- _Aim_
Below are the records; pull every line that includes "this".

[Start]

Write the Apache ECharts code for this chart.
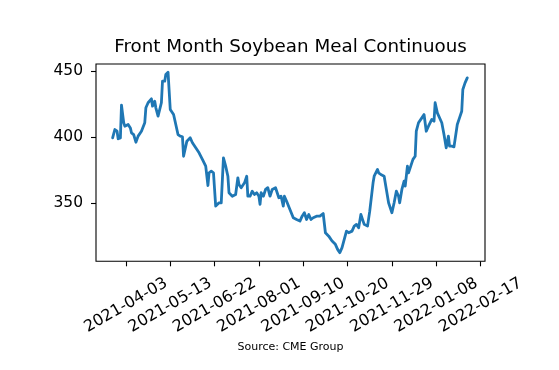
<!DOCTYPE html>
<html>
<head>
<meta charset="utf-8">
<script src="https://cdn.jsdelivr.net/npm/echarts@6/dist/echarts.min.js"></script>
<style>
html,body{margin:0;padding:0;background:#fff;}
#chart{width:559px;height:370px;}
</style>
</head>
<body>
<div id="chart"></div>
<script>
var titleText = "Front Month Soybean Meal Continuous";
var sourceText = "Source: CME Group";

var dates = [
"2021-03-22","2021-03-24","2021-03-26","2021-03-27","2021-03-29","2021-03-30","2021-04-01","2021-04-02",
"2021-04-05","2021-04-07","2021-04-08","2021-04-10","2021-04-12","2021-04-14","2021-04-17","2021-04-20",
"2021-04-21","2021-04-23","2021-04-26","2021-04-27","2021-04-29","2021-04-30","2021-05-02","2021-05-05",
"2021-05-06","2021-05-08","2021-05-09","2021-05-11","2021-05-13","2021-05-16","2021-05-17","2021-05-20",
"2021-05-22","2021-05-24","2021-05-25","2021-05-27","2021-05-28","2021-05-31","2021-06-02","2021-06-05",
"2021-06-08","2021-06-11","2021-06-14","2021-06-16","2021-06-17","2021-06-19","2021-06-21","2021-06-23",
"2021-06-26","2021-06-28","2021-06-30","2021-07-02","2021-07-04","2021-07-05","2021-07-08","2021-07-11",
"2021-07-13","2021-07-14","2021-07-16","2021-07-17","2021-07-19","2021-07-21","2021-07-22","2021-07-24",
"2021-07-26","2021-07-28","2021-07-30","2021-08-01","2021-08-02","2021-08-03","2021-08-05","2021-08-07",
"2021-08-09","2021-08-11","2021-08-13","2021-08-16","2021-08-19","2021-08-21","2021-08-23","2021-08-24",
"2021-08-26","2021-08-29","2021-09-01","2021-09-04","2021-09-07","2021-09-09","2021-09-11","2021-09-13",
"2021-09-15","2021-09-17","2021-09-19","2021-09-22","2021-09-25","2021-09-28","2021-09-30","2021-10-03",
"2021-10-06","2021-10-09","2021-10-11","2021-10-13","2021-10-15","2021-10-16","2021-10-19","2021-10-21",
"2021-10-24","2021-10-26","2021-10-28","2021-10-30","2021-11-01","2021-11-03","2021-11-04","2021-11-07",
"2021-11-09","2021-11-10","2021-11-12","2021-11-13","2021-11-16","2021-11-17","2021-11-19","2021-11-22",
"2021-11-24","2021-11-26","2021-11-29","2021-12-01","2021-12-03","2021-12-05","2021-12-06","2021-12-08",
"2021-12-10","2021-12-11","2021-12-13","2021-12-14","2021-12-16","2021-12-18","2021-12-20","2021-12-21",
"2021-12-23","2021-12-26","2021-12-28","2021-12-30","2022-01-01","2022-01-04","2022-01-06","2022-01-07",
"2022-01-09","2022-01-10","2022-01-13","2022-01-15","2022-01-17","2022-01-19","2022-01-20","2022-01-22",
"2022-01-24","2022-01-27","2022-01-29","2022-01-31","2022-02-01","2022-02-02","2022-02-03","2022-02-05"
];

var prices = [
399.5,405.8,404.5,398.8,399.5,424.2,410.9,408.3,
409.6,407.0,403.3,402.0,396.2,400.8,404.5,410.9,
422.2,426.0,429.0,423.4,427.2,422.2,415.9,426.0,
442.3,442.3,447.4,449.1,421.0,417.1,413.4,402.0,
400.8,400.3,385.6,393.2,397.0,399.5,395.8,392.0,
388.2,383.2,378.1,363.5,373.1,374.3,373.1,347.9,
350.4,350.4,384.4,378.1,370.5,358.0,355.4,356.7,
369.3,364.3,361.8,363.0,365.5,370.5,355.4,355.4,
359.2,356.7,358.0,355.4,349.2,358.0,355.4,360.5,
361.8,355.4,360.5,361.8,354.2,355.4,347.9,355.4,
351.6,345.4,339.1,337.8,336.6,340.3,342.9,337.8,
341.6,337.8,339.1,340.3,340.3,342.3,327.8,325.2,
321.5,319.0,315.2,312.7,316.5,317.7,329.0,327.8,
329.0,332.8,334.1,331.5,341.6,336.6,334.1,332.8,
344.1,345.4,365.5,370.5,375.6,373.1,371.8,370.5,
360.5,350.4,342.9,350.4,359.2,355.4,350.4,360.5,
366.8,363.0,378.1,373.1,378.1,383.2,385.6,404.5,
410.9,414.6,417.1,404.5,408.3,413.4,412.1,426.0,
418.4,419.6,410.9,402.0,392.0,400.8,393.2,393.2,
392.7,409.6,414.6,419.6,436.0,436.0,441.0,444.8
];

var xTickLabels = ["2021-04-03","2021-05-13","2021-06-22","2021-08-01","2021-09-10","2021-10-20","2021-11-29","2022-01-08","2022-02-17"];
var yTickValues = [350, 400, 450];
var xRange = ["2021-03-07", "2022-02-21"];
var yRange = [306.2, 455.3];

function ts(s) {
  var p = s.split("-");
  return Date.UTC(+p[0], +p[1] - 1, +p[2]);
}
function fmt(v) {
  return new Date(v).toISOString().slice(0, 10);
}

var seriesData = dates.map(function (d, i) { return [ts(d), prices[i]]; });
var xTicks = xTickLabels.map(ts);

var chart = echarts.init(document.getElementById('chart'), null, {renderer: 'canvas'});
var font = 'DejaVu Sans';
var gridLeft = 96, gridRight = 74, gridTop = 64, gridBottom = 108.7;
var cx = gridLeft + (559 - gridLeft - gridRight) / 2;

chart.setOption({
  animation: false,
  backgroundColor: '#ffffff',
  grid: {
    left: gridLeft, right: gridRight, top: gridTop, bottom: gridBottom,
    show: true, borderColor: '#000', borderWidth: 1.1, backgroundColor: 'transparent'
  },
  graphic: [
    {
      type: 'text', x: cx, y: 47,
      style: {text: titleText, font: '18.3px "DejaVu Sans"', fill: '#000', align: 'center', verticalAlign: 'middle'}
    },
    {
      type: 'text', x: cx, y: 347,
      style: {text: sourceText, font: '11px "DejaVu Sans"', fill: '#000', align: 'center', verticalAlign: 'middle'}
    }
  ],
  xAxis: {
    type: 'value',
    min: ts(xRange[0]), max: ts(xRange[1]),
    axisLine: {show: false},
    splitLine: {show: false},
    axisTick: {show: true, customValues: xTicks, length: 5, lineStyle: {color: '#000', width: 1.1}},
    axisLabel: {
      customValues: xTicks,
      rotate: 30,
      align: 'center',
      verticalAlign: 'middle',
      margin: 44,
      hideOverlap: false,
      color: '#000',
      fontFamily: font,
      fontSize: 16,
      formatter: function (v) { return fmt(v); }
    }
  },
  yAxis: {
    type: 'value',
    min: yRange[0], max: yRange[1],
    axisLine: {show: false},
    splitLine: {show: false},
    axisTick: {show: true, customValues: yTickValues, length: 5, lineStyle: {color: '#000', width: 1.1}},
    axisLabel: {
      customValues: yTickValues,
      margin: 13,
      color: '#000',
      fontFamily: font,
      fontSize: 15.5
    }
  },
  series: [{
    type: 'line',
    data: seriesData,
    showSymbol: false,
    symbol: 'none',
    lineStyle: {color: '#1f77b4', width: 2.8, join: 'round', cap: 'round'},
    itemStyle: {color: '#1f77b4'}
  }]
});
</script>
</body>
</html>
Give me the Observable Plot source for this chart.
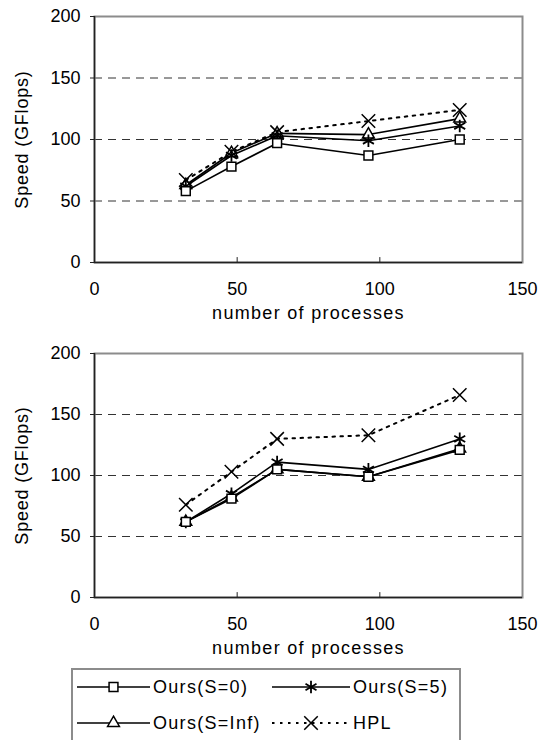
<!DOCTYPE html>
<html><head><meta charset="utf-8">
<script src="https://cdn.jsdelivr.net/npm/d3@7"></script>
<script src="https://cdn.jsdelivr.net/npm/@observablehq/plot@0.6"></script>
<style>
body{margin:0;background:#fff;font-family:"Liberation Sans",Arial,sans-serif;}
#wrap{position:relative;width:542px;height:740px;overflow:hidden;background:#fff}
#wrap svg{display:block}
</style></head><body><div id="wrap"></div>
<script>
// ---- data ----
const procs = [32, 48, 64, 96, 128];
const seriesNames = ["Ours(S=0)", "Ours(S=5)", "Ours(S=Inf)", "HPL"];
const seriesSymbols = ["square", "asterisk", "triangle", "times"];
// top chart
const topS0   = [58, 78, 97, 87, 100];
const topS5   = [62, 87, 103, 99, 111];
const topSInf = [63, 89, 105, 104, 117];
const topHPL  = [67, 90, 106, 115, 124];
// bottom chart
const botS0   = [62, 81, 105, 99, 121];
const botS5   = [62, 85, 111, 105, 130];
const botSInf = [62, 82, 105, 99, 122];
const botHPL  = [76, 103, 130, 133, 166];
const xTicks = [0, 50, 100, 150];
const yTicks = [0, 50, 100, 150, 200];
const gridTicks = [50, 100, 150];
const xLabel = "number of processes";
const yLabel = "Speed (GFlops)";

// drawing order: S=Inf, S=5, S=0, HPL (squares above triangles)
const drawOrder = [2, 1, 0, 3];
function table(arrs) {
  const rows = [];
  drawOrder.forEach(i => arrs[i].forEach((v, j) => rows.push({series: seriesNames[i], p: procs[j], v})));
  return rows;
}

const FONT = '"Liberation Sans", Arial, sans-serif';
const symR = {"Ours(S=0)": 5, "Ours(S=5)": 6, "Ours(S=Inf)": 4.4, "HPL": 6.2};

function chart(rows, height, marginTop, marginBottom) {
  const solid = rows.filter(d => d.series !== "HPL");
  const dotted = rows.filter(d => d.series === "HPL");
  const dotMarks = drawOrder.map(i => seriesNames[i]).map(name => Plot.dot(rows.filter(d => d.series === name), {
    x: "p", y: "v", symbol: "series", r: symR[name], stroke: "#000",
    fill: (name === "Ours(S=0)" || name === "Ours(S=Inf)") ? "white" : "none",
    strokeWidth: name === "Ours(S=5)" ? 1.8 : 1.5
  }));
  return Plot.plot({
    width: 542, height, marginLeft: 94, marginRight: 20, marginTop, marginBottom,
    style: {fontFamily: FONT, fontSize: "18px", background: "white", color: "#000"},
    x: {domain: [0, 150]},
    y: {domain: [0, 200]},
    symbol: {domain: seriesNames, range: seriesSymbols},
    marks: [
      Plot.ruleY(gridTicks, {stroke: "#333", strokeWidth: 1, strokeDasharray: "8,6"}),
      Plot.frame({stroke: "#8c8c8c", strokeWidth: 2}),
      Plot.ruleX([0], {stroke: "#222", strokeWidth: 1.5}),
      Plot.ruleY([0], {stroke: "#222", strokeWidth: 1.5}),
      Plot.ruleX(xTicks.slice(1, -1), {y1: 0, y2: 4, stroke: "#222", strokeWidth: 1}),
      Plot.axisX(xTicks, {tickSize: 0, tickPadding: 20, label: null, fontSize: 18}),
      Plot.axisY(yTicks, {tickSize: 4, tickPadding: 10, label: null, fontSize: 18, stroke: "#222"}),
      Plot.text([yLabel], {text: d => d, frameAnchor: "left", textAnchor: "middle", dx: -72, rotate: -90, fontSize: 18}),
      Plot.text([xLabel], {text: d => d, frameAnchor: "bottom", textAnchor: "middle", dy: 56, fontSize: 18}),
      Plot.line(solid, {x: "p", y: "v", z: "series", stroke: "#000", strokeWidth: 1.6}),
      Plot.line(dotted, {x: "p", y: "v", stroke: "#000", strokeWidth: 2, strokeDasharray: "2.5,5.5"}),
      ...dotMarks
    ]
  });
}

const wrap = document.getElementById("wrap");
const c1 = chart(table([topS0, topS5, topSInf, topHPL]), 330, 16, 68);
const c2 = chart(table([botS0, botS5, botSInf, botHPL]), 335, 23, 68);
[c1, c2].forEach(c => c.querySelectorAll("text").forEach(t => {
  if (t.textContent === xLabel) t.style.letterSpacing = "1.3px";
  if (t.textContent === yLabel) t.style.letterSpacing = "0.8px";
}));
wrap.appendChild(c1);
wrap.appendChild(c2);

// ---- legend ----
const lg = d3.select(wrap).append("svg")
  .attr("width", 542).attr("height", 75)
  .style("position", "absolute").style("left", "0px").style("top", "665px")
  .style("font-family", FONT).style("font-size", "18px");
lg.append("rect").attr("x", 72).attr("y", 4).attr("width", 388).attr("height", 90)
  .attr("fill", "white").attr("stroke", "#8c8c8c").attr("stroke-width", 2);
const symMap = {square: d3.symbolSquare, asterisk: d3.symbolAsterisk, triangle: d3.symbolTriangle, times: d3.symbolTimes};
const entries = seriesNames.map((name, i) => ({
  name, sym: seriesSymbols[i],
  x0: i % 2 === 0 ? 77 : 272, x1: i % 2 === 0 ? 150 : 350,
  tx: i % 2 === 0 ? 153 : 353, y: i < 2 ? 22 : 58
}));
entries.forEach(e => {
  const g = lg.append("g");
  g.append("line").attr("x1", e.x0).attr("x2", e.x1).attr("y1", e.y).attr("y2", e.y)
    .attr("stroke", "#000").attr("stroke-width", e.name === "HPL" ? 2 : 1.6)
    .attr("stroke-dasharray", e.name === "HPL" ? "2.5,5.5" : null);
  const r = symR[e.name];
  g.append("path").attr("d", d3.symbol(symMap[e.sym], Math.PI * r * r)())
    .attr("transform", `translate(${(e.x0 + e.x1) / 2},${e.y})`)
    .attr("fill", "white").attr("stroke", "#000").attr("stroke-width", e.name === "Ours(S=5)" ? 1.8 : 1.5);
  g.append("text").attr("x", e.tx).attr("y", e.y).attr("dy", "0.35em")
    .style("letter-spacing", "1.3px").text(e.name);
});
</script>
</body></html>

[End]

- _The solution_
Write the Apache ECharts code for this chart.
Give me the Observable Plot source for this chart.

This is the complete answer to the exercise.